Jameel Ahmad said the SBP would continue building foreign exchange reserves until they reach internationally accepted benchmarks equivalent to at least three months of import cover. The governor said the SBP has almost reduced its forward foreign exchange liabilities, from nearly USD 6 billion three years ago to about USD 950 million by end of FY26.
He said that improved performance in IT exports and other services sectors has also strengthened the country’s services account, further supporting the overall external position.

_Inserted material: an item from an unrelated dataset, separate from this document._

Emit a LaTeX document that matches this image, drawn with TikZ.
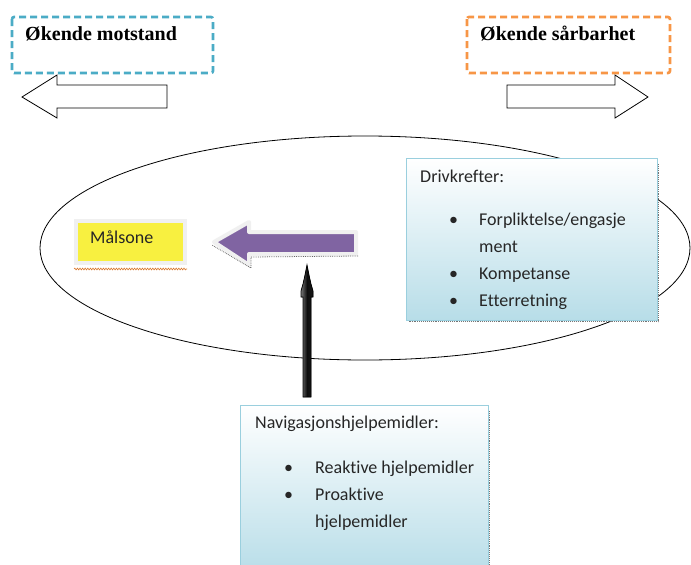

According to the governor SBP, the rise in remittances is mainly the result of structural reforms, including stricter action against smuggling and illegal cross-border cash flows, stronger enforcement against the hundi and hawala system, and reforms in the exchange company sector. The number of exchange companies was reduced from 166 to 18 through consolidation, while some 13 new exchange companies backed by commercial banks were established to improve transparency and governance in the foreign exchange market.
These measures, along with the narrowing of the gap between open market and interbank exchange rates, encouraged overseas Pakistanis to send money through formal banking channels instead of informal networks.
Responding to concerns that Pakistan’s reserves have increased only because of external borrowing, Jameel Ahmed said that the facts do not support the perception that the current reserve position is simply the result of new borrowing.
“The country’s total external debt has remained broadly unchanged at around USD 100 billion, while bilateral deposits and Chinese loans were already part of reserves during previous years when foreign exchange reserves had fallen below USD 3 billion,” he added.